Exercise
From the listing that follows, output everything exactly except the pictures.

--- Collected data ---

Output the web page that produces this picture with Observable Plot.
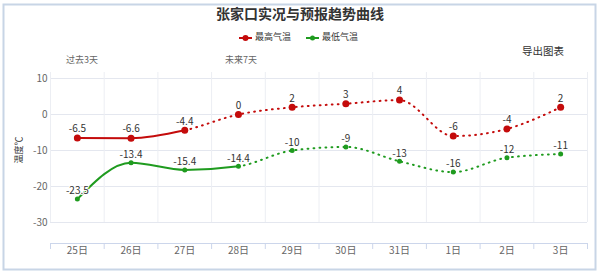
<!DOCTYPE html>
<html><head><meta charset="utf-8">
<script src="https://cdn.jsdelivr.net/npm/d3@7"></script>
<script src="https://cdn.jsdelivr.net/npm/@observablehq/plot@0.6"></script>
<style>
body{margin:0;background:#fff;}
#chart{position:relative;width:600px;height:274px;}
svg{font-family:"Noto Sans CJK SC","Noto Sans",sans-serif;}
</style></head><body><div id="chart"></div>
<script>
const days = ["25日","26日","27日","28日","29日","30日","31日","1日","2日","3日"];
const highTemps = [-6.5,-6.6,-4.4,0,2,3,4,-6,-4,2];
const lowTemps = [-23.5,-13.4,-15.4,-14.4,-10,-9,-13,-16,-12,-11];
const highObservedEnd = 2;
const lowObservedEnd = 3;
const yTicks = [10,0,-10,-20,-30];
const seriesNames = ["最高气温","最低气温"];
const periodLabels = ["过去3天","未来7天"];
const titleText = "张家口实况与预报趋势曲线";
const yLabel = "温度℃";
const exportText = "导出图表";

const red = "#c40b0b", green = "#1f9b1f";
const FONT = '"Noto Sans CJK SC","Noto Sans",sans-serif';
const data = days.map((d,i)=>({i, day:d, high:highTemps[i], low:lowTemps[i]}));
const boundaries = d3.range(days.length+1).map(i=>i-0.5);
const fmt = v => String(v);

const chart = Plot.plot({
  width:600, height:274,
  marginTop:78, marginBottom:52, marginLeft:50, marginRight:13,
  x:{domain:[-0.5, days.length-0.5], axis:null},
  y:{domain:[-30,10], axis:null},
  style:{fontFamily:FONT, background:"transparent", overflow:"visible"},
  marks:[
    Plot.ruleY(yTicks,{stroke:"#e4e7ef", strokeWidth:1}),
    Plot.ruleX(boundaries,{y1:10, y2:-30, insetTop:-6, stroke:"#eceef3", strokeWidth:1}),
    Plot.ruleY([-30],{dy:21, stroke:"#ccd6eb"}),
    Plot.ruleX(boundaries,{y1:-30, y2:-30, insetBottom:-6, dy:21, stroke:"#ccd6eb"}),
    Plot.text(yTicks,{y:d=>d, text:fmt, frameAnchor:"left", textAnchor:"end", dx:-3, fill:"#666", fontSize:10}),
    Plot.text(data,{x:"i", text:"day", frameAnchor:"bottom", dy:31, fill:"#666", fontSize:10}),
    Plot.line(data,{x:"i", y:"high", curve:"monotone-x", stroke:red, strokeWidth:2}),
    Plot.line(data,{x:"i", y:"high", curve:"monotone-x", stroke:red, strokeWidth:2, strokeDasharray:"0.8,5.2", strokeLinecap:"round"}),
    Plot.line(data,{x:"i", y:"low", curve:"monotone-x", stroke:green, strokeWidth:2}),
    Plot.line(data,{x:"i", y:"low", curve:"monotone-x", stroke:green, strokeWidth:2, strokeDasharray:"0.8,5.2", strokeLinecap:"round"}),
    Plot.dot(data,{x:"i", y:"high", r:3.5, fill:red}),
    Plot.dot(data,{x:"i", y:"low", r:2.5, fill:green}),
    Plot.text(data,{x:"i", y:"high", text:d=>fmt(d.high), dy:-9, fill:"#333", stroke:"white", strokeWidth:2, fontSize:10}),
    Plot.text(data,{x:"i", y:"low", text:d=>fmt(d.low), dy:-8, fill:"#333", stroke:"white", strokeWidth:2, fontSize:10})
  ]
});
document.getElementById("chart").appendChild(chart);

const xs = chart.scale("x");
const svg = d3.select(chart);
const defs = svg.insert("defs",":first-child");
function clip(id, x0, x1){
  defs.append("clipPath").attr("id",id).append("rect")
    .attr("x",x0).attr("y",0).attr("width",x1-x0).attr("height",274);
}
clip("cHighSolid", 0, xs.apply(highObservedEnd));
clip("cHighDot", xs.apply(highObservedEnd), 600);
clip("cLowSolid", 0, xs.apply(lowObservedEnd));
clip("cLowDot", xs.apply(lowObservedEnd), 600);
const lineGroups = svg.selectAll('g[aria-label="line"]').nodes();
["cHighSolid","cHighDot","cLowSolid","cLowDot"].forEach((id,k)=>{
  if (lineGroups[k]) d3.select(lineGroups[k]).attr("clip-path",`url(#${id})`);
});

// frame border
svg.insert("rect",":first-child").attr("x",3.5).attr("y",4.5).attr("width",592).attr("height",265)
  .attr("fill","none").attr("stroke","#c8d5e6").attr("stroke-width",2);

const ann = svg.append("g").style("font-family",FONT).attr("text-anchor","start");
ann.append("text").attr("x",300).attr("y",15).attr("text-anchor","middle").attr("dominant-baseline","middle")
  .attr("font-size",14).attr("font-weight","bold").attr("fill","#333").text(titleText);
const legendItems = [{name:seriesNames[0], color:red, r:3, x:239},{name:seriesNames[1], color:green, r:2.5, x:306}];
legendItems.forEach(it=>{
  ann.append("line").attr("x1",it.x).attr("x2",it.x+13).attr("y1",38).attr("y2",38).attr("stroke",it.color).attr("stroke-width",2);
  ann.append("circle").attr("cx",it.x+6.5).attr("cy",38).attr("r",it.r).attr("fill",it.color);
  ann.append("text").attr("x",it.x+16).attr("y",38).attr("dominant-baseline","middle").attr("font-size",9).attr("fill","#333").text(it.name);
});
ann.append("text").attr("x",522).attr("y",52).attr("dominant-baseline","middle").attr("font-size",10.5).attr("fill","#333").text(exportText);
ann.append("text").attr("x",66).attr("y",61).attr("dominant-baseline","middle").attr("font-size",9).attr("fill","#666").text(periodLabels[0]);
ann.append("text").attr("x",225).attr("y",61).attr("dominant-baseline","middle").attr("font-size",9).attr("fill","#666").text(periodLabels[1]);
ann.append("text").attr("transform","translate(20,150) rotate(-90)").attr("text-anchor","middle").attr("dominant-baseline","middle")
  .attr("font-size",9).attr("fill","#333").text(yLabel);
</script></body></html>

---

Answer to the problem
Output the web page that produces this picture with Observable Plot.
<!DOCTYPE html>
<html><head><meta charset="utf-8">
<script src="https://cdn.jsdelivr.net/npm/d3@7"></script>
<script src="https://cdn.jsdelivr.net/npm/@observablehq/plot@0.6"></script>
<style>
body{margin:0;background:#fff;}
#chart{position:relative;width:600px;height:274px;}
svg{font-family:"Noto Sans CJK SC","Noto Sans",sans-serif;}
</style></head><body><div id="chart"></div>
<script>
const days = ["25日","26日","27日","28日","29日","30日","31日","1日","2日","3日"];
const highTemps = [-6.5,-6.6,-4.4,0,2,3,4,-6,-4,2];
const lowTemps = [-23.5,-13.4,-15.4,-14.4,-10,-9,-13,-16,-12,-11];
const highObservedEnd = 2;
const lowObservedEnd = 3;
const yTicks = [10,0,-10,-20,-30];
const seriesNames = ["最高气温","最低气温"];
const periodLabels = ["过去3天","未来7天"];
const titleText = "张家口实况与预报趋势曲线";
const yLabel = "温度℃";
const exportText = "导出图表";

const red = "#c40b0b", green = "#1f9b1f";
const FONT = '"Noto Sans CJK SC","Noto Sans",sans-serif';
const data = days.map((d,i)=>({i, day:d, high:highTemps[i], low:lowTemps[i]}));
const boundaries = d3.range(days.length+1).map(i=>i-0.5);
const fmt = v => String(v);

const chart = Plot.plot({
  width:600, height:274,
  marginTop:78, marginBottom:52, marginLeft:50, marginRight:13,
  x:{domain:[-0.5, days.length-0.5], axis:null},
  y:{domain:[-30,10], axis:null},
  style:{fontFamily:FONT, background:"transparent", overflow:"visible"},
  marks:[
    Plot.ruleY(yTicks,{stroke:"#e4e7ef", strokeWidth:1}),
    Plot.ruleX(boundaries,{y1:10, y2:-30, insetTop:-6, stroke:"#eceef3", strokeWidth:1}),
    Plot.ruleY([-30],{dy:21, stroke:"#ccd6eb"}),
    Plot.ruleX(boundaries,{y1:-30, y2:-30, insetBottom:-6, dy:21, stroke:"#ccd6eb"}),
    Plot.text(yTicks,{y:d=>d, text:fmt, frameAnchor:"left", textAnchor:"end", dx:-3, fill:"#666", fontSize:10}),
    Plot.text(data,{x:"i", text:"day", frameAnchor:"bottom", dy:31, fill:"#666", fontSize:10}),
    Plot.line(data,{x:"i", y:"high", curve:"monotone-x", stroke:red, strokeWidth:2}),
    Plot.line(data,{x:"i", y:"high", curve:"monotone-x", stroke:red, strokeWidth:2, strokeDasharray:"0.8,5.2", strokeLinecap:"round"}),
    Plot.line(data,{x:"i", y:"low", curve:"monotone-x", stroke:green, strokeWidth:2}),
    Plot.line(data,{x:"i", y:"low", curve:"monotone-x", stroke:green, strokeWidth:2, strokeDasharray:"0.8,5.2", strokeLinecap:"round"}),
    Plot.dot(data,{x:"i", y:"high", r:3.5, fill:red}),
    Plot.dot(data,{x:"i", y:"low", r:2.5, fill:green}),
    Plot.text(data,{x:"i", y:"high", text:d=>fmt(d.high), dy:-9, fill:"#333", stroke:"white", strokeWidth:2, fontSize:10}),
    Plot.text(data,{x:"i", y:"low", text:d=>fmt(d.low), dy:-8, fill:"#333", stroke:"white", strokeWidth:2, fontSize:10})
  ]
});
document.getElementById("chart").appendChild(chart);

const xs = chart.scale("x");
const svg = d3.select(chart);
const defs = svg.insert("defs",":first-child");
function clip(id, x0, x1){
  defs.append("clipPath").attr("id",id).append("rect")
    .attr("x",x0).attr("y",0).attr("width",x1-x0).attr("height",274);
}
clip("cHighSolid", 0, xs.apply(highObservedEnd));
clip("cHighDot", xs.apply(highObservedEnd), 600);
clip("cLowSolid", 0, xs.apply(lowObservedEnd));
clip("cLowDot", xs.apply(lowObservedEnd), 600);
const lineGroups = svg.selectAll('g[aria-label="line"]').nodes();
["cHighSolid","cHighDot","cLowSolid","cLowDot"].forEach((id,k)=>{
  if (lineGroups[k]) d3.select(lineGroups[k]).attr("clip-path",`url(#${id})`);
});

// frame border
svg.insert("rect",":first-child").attr("x",3.5).attr("y",4.5).attr("width",592).attr("height",265)
  .attr("fill","none").attr("stroke","#c8d5e6").attr("stroke-width",2);

const ann = svg.append("g").style("font-family",FONT).attr("text-anchor","start");
ann.append("text").attr("x",300).attr("y",15).attr("text-anchor","middle").attr("dominant-baseline","middle")
  .attr("font-size",14).attr("font-weight","bold").attr("fill","#333").text(titleText);
const legendItems = [{name:seriesNames[0], color:red, r:3, x:239},{name:seriesNames[1], color:green, r:2.5, x:306}];
legendItems.forEach(it=>{
  ann.append("line").attr("x1",it.x).attr("x2",it.x+13).attr("y1",38).attr("y2",38).attr("stroke",it.color).attr("stroke-width",2);
  ann.append("circle").attr("cx",it.x+6.5).attr("cy",38).attr("r",it.r).attr("fill",it.color);
  ann.append("text").attr("x",it.x+16).attr("y",38).attr("dominant-baseline","middle").attr("font-size",9).attr("fill","#333").text(it.name);
});
ann.append("text").attr("x",522).attr("y",52).attr("dominant-baseline","middle").attr("font-size",10.5).attr("fill","#333").text(exportText);
ann.append("text").attr("x",66).attr("y",61).attr("dominant-baseline","middle").attr("font-size",9).attr("fill","#666").text(periodLabels[0]);
ann.append("text").attr("x",225).attr("y",61).attr("dominant-baseline","middle").attr("font-size",9).attr("fill","#666").text(periodLabels[1]);
ann.append("text").attr("transform","translate(20,150) rotate(-90)").attr("text-anchor","middle").attr("dominant-baseline","middle")
  .attr("font-size",9).attr("fill","#333").text(yLabel);
</script></body></html>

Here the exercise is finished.